While the Prime Minister and Finance Minister have been hard-selling the India growth story to global investors, there are inherent risks to emerging economies, given the uncertainties in the global economy. Bloomberg TV India spoke to Rashesh Shah, Chairman & CEO, Edelweiss Group, on the economic outlook.

You were with the FM during his road shows in Singapore and Honk Kong. What were your takeaways from those interactions with investors and policymakers?

India is a very exciting market. The way the world is heading, India is one of the few bright spots. It is because India is very inversely coded with the world slowing down, oil prices coming down and commodity prices lowering. So India always outperformed when the economy was not doing well, which has been the case in the last few months. Everybody is convinced that India holds promise. They (investors) have obviously committed quite a few investments out here. We are also seeing a lot of FDI coming in and we had one of the highest FDI inflows this year in India. But the concern is around emerging markets as most of them are not doing well. Unfortunately India is also classified as an emerging market. The current headwinds at emerging markets are the only setbacks by which India can get affected.
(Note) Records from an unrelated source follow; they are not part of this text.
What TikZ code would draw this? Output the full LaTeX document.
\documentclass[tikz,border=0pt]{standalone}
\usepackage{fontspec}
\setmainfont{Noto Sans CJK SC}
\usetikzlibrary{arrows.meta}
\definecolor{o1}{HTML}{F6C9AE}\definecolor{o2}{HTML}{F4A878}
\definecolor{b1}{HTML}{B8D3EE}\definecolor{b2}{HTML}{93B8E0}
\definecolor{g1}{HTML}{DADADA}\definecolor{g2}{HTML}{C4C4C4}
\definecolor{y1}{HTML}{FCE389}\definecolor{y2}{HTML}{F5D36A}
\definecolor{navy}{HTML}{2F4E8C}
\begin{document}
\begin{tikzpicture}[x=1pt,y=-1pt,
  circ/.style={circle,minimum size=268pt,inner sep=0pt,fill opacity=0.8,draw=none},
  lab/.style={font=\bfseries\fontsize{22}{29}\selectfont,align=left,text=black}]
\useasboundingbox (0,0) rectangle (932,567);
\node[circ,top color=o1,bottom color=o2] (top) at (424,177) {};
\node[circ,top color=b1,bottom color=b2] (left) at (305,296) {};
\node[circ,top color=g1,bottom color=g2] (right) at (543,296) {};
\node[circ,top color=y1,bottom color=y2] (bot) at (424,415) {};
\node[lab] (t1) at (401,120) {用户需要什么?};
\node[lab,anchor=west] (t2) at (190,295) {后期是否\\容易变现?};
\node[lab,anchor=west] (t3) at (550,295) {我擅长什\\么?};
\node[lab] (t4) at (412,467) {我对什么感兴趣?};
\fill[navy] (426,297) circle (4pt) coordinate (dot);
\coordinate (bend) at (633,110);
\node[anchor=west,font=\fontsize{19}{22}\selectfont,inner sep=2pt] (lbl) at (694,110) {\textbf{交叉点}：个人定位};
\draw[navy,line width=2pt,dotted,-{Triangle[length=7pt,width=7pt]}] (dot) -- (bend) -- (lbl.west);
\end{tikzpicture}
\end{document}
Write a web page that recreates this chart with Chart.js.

All eyes are on RBI Governor Raghuram Rajan and whether the rate cut is going to be aggressive. What do you think?

There should be an aggressive cut. RBI is conservative and they will make sure they err on the side of caution as far as inflation is concerned. We have quite a bit of room to cut rates aggressively so that you front-load them because otherwise 25 basis points here and there gets absorbed by the economy without really spurring confidence. That’s because the main job of interest rate cut is to spur confidence among consumers.

The Governor has reiterated to not look at rate cuts to boost economic activity. But the inflation rate doubled by 2011. What’s your reading of it?

Inflation is always a risk. But somewhere you need to take a call on the future. In the end, it is all about taking a calculated leap using a hypothesis of the future. There is a global deflation going on. The way you import inflation, you also import deflation from the world. We are importing deflation from the world because there is excess capacity all over the world and global demand has collapsed. So in that case India can afford to take a risk.